This subject has been discussed in other posts here, you may want to use the search function and the term "usual and customary", and you will see what has previously been discussed. That said, here are a few things to consider:

I searched and read quite a few topics using the keywords "CO-45" and "Balance Billing".  None of those threads spoke to my issue exactly, which is how an out-of-network (we have no network or contracts with anyone) can cite a contractual obligation that does not exist.

As a reviewer, it is my job to make sure that A) we actually received the original funds, and B) that each payment, charge, or adjustment that makes up the patient's balance, positive or negative, can be supported.  Documentation analysis is my primary role.  And as we have no fee schedule or relationship with BCBS, the justification for the specific amount of these write-offs is unclear.  Unclear is a no-no.

2. Insurance policies have in network and out of network benefit levels. As an example, if I see an in network provider, I have a $250 deductible, and insurance pays 90% of U&C charges after that, and I pay 10%. If I see an out of network provider, I have a $250 deductible, and insurance pays 70% of the U&C charges after that, and I pay 30%. Either way, the charges are subjected to U&C rates.

This would make some kind of sense if we did not regularly and customarily receive payment in full, either from an insurance company (usually casualty/liability) or in combination with patient payments.  In fact, looking at a trip from a mere two months ago, I see we received in excess of 85% from BCBS with the remaining amount paid by the patient.  No denial code was even claimed.  I don't like that kind of inconsistency.

As I alluded to in my original post, the only insurer for which we regularly write-off charges is Medicare (or Medicare replacements subject to the same treatment) themselves.

For someone new to all of this, as you say you are, I can see where it doesn't make sense about the refund that was done. Hopefully, what I have said here will make it a little more understandable.

What gets my goat is this sub-paragraph that says private companies can limit to 80% of even what the government pays.

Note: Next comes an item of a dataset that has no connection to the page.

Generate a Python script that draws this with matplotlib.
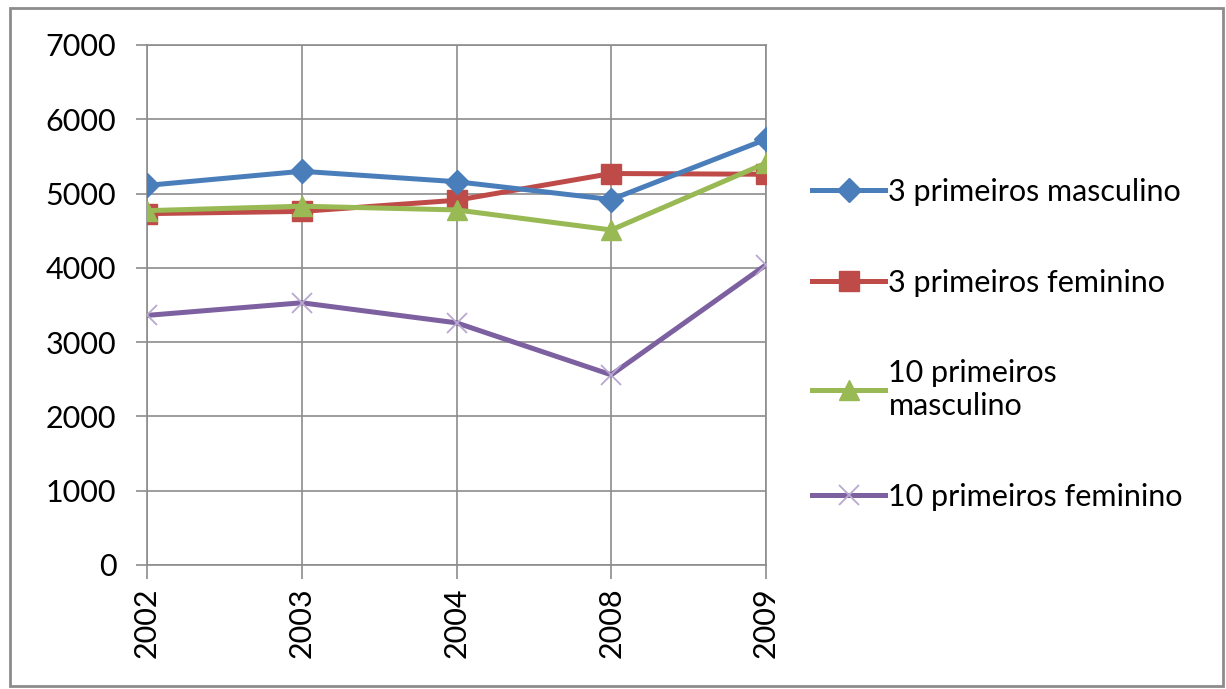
import matplotlib
matplotlib.use("Agg")
from matplotlib import pyplot as plt
from matplotlib.patches import Rectangle

# categories on the x axis
years = ["2002", "2003", "2004", "2008", "2009"]

# series values
m3 = [5110, 5300, 5160, 4920, 5730]
f3 = [4730, 4760, 4910, 5270, 5260]
m10 = [4770, 4830, 4780, 4510, 5410]
f10 = [3360, 3530, 3260, 2560, 4040]

labels = ["3 primeiros masculino", "3 primeiros feminino",
          "10 primeiros\nmasculino", "10 primeiros feminino"]

plt.rcParams['font.family'] = ['Lato', 'DejaVu Sans']

fig = plt.figure(figsize=(12.26, 6.89), dpi=100)
ax = fig.add_axes([147/1226, 1 - 565/689, (766-147)/1226, (565-45)/689])

grey = "#8c8c8c"
x = list(range(len(years)))
ax.plot(x, m3, color="#4a7ebb", lw=3.6, marker="D", ms=12, label=labels[0], zorder=5)
ax.plot(x, f3, color="#be4b48", lw=3.6, marker="s", ms=14, label=labels[1], zorder=4)
ax.plot(x, m10, color="#98b954", lw=3.6, marker="^", ms=14, label=labels[2], zorder=6)
ax.plot(x, f10, color="#7d60a0", lw=3.6, marker="x", ms=15, mew=1.3,
        mec="#b9a8d0", label=labels[3], zorder=3)

ax.set_xlim(0, len(years) - 1)
ax.set_ylim(0, 7000)
ax.set_yticks(range(0, 7001, 1000))
ax.set_xticks(x)
ax.set_xticklabels(years, rotation=90, fontsize=22)
ax.tick_params(axis="y", labelsize=22, length=8, width=1.2, color=grey, pad=14)
ax.tick_params(axis="x", length=10, width=1.2, color=grey, pad=6)
ax.grid(True, color=grey, lw=1.2)
for s in ax.spines.values():
    s.set_color(grey)
    s.set_linewidth(1.2)
ax.set_axisbelow(True)

leg = ax.legend(loc="upper left", bbox_to_anchor=(812/1226, 1 - 178/689),
                bbox_transform=fig.transFigure, frameon=False, fontsize=22,
                handlelength=2.4, handletextpad=0.1, labelspacing=2.05,
                borderaxespad=0, borderpad=0)

fig.patches.append(Rectangle((10/1226, 1 - 686/689), 1213/1226, 678/689,
                             transform=fig.transFigure, fill=False,
                             edgecolor="#8c8c8c", lw=2))

fig.savefig("out.png", dpi=100)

I am familiar with the concept of Usual & Customary.  But I had always understood it as a way for insurers to justify not paying more than a certain amount.  I thought it was a way to screw over their customers, as I would expect them to.  I would never have imagined that they could use that justification to force a fee schedule onto providers that never had a chance to negotiate it.  And it strikes me as unjustified that a Usual & Customary (term) amount could be below what we usually and customarily (literal) receive in payment.